Contemporary World Cinema player marks first feature from Bulgaria’s Kristina Grozeva and Peter Valchanov.
In its first finalized acquisition at this year’s Toronto Festival, New York-based Film Movement has picked up all North American rights to the Wide Management-sold “The Lesson,” the feature film debut of Bulgaria’s Kristina Grozeva and Peter Valchanov.
Billed by Film Movement as a “sharp tale of desperate acts in an age of austerity,” “Lesson” world premiered last Thursday in Toronto’s Contemporary World Cine program.
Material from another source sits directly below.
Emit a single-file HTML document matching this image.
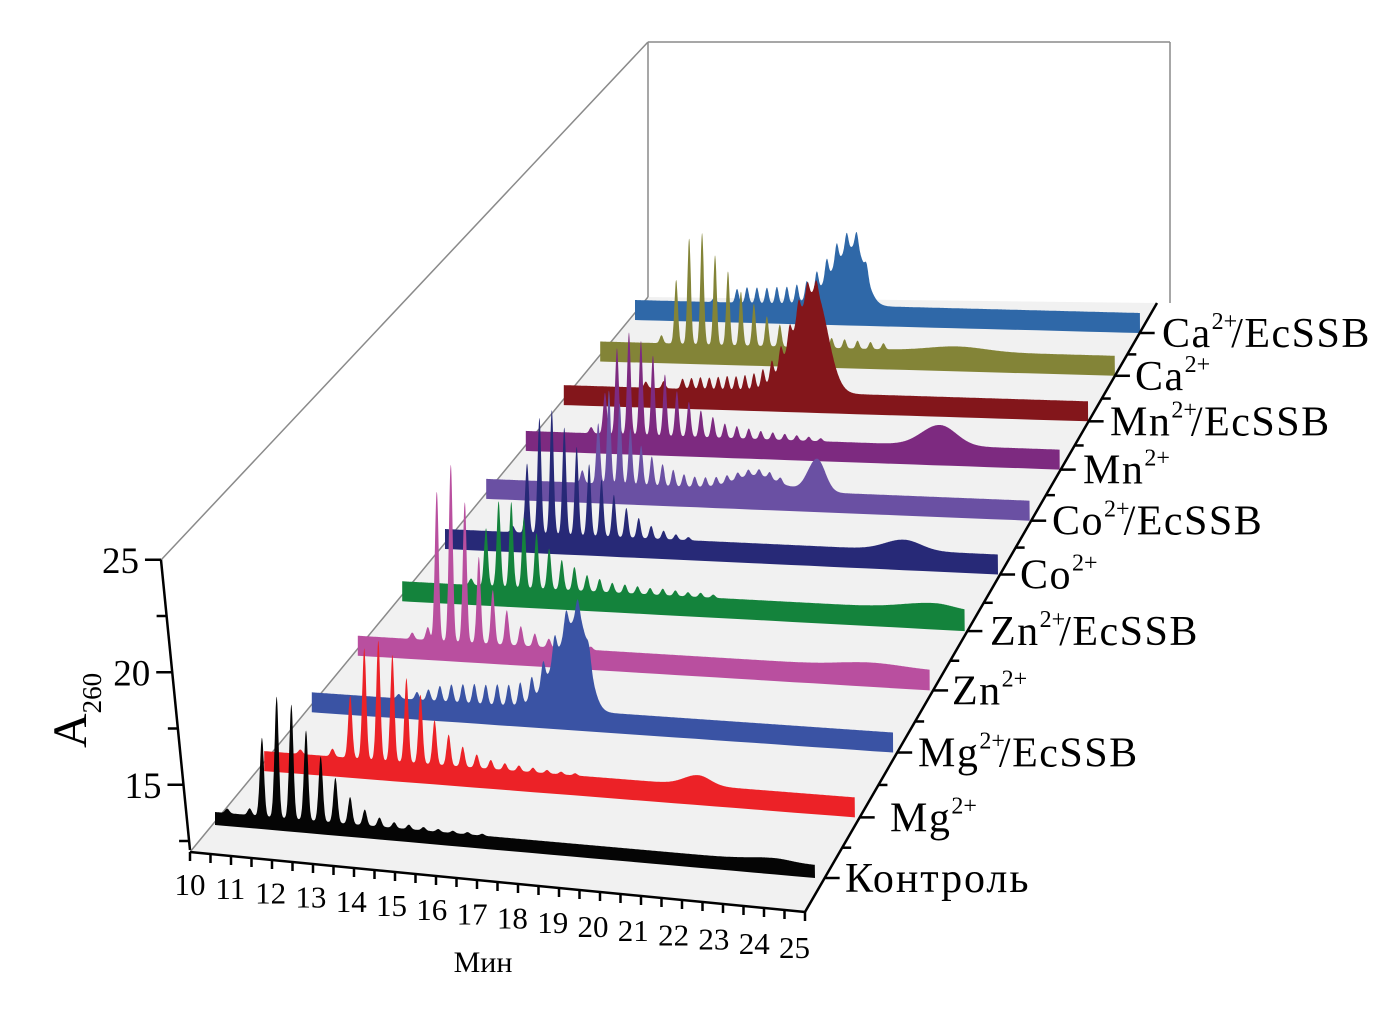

Set in a small Bulgarian town, “The Lesson” (“Urok”) turns on a honest, hard-working teacher, Nadezhda (Margita Gosheva), who is plagued by financial woes and driven to increasingly desperate measures to avoid the looming foreclosure on her house. She aslo suffers the emotional drain of an unemployed alcolholic husband and a thief among her students. .
“’The Lesson’ offers a tough, unsentimental examination of the morality bred by the economic pressures and bureaucracy so many people face in their live,” Film Movement said Tuesday.
Deal was finalized at Toronto by Film Movement co-president Adley Gartenstein and Anais Clanet and Emmanuelle Le Courtois at Paris-based Wide Management. Film Movement plans a 2015 release.
“Grozeva and Valchanov have crafted a riveting story about a woman’s attempts to overcome tremendous obstacles. We loved the strong character at the center of the film portrayed in an outstanding performance by Margita Gosheva,” said Gartenstein.
“We’re excited to bring the film to the U.S. following its premiere on the TIFF stage, and are pleased to once again be working with the team at Wide.”
“The Lesson” will segue from Toronto to a slot in New Directors, one of the San Sebastian’s Festival’s two major sidebars.
Buying first-run, award-winning independent and foreign films for theatrical, on-demand and home entertainment distribution in the U.S, Film Movement announced its acquisition of Jean-Pierre Ameris’ “Marie’s Story” in the run-up to Locarno. Sold by Indie Sales, it world premiered as a Piazza Grande screening at Locarno, winning Variety’s Piazza Grande Award.
Other recent Film Movement pick-ups: Dietrich Breuggemann’s “Stations of the Cross,” from Beta Cinema, a highly-stylized religious drama that won critical plaudits and a Silver Bear for Best Screenplay at 2014’s Berlin Festival; and from Continental Media, “God’s Slave,” a gripping Arab terrorist/Israeli secret agent face-off drama marking out Venezuelan director Joel Novoa as a talent to track.
Also on Film Movement’s books is Paolo Virzi’s “Human Capital.” which premiered at Tribeca Film Festival and garnered a Best Actress win for star Valeria Bruni Tedeschi and is one of Bac Films’ best-selling titles this year.